If you’ve only ever eaten the grown-for-shipping-not-for-flavour carrots from the grocery store, you’re probably not in a rush to plant your own. But I would urge you to give scarlet nantes a try. Cylindrical roots that grow 15 to 20 cm long, with a bright orange colour, smooth, thin skin and a sweet crunch. I plant them fairly thickly and lazily, thin to 4 cm, then again by harvesting some as baby carrots and allowing the rest to grow to full maturity.

The promise of digging vegetables out of the garden in January or March makes these a regular in my garden. Harvest after a good frost or two for a sweeter flavour. Fresh seeds are a must for success with this root vegetable, so choose a reputable supplier.

Stranded parsnips

Stranded parsnips, just waiting to be harvested and eaten.

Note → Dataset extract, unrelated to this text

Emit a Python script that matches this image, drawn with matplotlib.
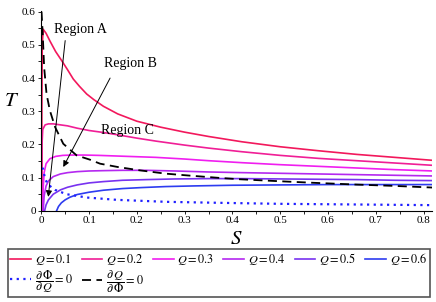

Whenever talk turns to vegetable gardening (more often than you might think), I am always quick to praise the parsnip. It’s easy to grow (as long as your seeds are fresh), it’s much cheaper than buying it at the grocery store, it tastes great (particularly roasted) and you can harvest it all winter long.
Name one other vegetable that offers all that.
Parsnips are a favourite in our garden and on our table. Their taste sweetens with a frost or two and there is something so uplifting about being able to dig a vegetable out of the garden in mid-January, cook and eat it.
The strange weather – little snow, balmy stretches with rain followed by cold snaps – in southern Ontario has foiled our plans this year.
I went out yesterday afternoon to dig a few parsnips to roast with some carrots and turnips (the latter harvested from our garden in the summer and frozen) and serve alongside the garlic-crusted sirloin tip roast I had planned for dinner.
The ground, with its skim coat of snow, was as hard as cement.
I couldn’t even pull out the fork we keep to mark the rows (although David did later). A shovel just chipped away little bits of dirt.
I guess we’ll have to wait (and not too long if the weather forecasters are to be believed) for a warm spell before we can rescue our poor stranded parsnips and enjoy them for dinner.